:: CHALLENGE ::
Nothing outside the lines from the one containing "Recreate this image" through the one containing "bottom = T +" should be copied, and no pictures either. Copy those lines exactly.

:: RECORDS ::
____

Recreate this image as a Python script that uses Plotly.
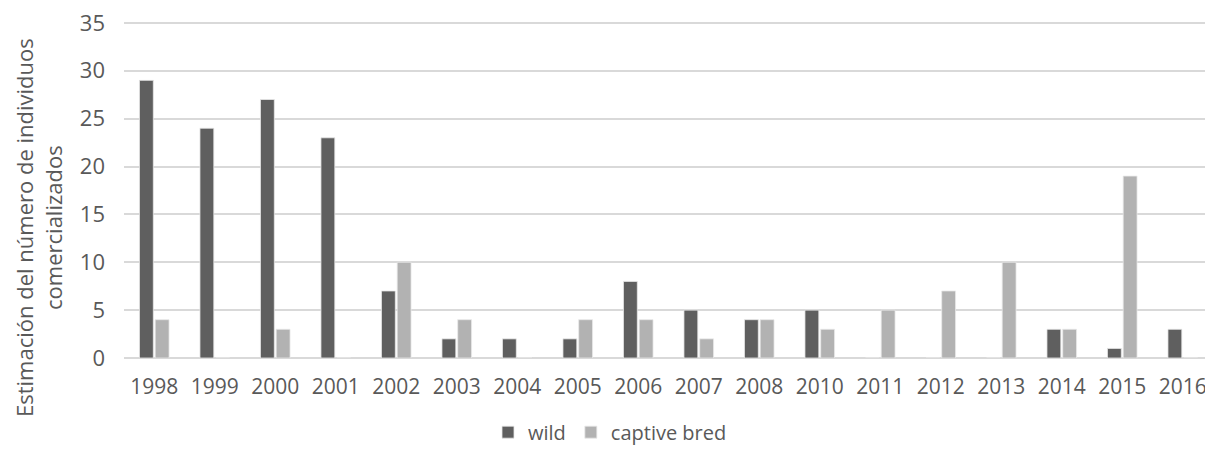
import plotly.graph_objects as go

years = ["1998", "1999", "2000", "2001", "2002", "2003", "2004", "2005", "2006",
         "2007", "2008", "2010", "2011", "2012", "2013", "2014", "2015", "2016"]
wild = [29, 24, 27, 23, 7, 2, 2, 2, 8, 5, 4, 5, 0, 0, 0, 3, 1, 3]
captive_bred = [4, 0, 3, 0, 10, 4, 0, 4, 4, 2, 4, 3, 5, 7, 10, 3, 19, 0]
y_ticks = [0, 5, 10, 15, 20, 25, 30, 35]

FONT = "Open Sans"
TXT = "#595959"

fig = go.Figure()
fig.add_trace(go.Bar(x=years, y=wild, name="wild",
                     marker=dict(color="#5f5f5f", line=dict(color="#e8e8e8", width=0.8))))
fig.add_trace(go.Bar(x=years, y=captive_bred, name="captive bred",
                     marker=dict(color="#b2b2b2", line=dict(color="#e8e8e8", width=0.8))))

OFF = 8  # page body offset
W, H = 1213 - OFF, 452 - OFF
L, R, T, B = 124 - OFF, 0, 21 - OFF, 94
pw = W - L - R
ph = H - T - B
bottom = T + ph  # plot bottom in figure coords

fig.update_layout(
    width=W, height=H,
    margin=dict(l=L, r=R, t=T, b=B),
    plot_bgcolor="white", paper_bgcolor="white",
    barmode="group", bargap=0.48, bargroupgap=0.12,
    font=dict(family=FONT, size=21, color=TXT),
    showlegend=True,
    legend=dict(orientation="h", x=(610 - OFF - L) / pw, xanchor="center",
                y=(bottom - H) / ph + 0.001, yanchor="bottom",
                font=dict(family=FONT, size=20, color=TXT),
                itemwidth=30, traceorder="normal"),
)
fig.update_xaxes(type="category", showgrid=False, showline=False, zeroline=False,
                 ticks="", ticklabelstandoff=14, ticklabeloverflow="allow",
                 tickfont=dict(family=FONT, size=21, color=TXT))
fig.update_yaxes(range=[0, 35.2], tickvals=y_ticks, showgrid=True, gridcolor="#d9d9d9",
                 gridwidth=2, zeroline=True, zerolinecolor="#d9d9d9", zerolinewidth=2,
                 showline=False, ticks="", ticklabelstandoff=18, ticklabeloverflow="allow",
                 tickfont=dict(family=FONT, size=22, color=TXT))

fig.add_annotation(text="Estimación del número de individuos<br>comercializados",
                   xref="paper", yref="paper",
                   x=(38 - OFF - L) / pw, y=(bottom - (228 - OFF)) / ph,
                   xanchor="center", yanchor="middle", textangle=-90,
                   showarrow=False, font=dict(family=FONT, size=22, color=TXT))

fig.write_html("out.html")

____

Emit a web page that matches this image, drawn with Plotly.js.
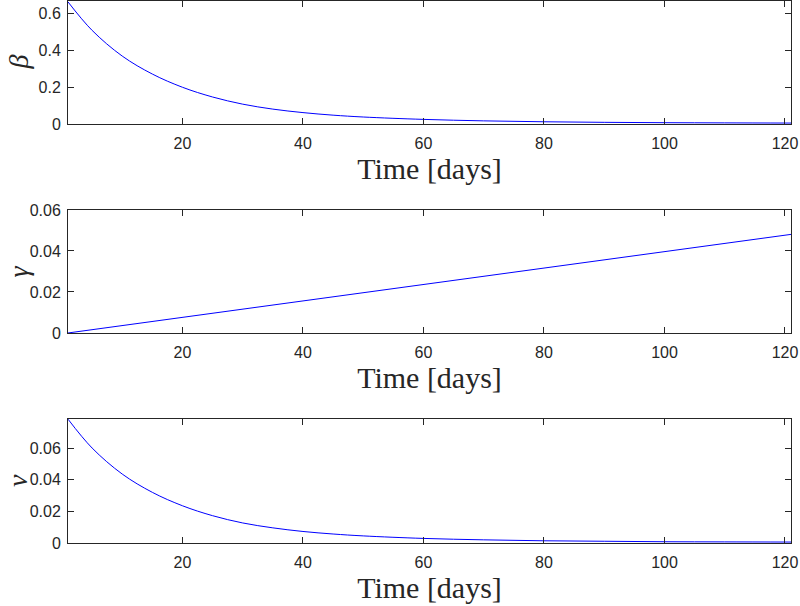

____

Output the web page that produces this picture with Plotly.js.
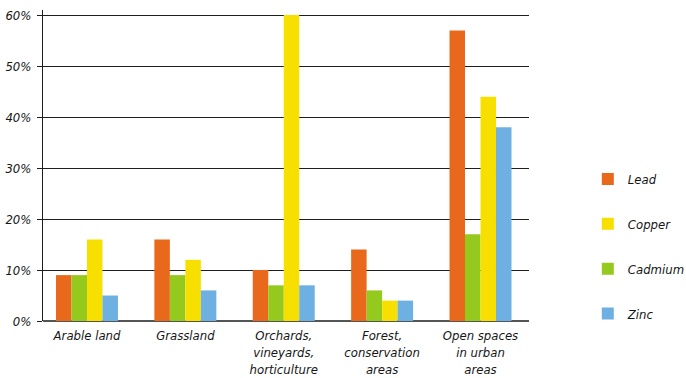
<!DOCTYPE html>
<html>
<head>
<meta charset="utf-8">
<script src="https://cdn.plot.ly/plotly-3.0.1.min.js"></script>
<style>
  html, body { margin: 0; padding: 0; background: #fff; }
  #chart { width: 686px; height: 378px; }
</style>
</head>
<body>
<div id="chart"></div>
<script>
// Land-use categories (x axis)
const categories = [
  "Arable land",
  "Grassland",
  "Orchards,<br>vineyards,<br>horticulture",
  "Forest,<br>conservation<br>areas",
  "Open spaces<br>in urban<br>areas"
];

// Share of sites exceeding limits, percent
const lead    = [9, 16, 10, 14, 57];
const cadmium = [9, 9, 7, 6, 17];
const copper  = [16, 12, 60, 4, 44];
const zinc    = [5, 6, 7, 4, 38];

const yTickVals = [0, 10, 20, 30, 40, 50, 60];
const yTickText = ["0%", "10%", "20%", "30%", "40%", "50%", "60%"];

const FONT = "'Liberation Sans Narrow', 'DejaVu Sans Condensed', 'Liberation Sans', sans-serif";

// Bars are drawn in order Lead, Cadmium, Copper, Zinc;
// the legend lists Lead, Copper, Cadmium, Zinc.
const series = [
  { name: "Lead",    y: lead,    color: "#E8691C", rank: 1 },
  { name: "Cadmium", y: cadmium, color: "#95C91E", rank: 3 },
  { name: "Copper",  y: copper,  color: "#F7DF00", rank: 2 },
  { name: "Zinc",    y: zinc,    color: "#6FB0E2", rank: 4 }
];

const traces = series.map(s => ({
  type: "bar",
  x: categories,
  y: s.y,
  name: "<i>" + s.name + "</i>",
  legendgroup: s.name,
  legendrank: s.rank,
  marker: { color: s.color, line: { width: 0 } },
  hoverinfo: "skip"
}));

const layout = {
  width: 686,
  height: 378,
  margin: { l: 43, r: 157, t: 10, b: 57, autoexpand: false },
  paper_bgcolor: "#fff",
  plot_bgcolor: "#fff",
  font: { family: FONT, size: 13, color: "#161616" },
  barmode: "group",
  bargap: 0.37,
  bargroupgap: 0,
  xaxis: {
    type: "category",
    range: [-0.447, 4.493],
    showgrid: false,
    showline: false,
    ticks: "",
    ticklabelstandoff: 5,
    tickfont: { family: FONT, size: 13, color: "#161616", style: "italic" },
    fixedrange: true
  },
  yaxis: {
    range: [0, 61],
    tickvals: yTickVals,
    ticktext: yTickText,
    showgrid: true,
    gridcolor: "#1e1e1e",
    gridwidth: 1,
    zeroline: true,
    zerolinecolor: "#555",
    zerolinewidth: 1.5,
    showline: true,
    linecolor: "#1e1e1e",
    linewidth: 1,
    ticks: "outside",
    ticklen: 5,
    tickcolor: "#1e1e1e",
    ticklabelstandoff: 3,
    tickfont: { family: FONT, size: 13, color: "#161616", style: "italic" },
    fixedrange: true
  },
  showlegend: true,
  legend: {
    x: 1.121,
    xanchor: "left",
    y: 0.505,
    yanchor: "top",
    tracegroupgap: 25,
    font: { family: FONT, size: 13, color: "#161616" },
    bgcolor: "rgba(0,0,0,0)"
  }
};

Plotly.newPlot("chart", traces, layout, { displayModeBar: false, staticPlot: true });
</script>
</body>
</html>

____

:: TASK OUTPUT ::
Recreate this image as a Python script that uses Plotly.
import plotly.graph_objects as go

years = ["1998", "1999", "2000", "2001", "2002", "2003", "2004", "2005", "2006",
         "2007", "2008", "2010", "2011", "2012", "2013", "2014", "2015", "2016"]
wild = [29, 24, 27, 23, 7, 2, 2, 2, 8, 5, 4, 5, 0, 0, 0, 3, 1, 3]
captive_bred = [4, 0, 3, 0, 10, 4, 0, 4, 4, 2, 4, 3, 5, 7, 10, 3, 19, 0]
y_ticks = [0, 5, 10, 15, 20, 25, 30, 35]

FONT = "Open Sans"
TXT = "#595959"

fig = go.Figure()
fig.add_trace(go.Bar(x=years, y=wild, name="wild",
                     marker=dict(color="#5f5f5f", line=dict(color="#e8e8e8", width=0.8))))
fig.add_trace(go.Bar(x=years, y=captive_bred, name="captive bred",
                     marker=dict(color="#b2b2b2", line=dict(color="#e8e8e8", width=0.8))))

OFF = 8  # page body offset
W, H = 1213 - OFF, 452 - OFF
L, R, T, B = 124 - OFF, 0, 21 - OFF, 94
pw = W - L - R
ph = H - T - B
bottom = T + ph  # plot bottom in figure coords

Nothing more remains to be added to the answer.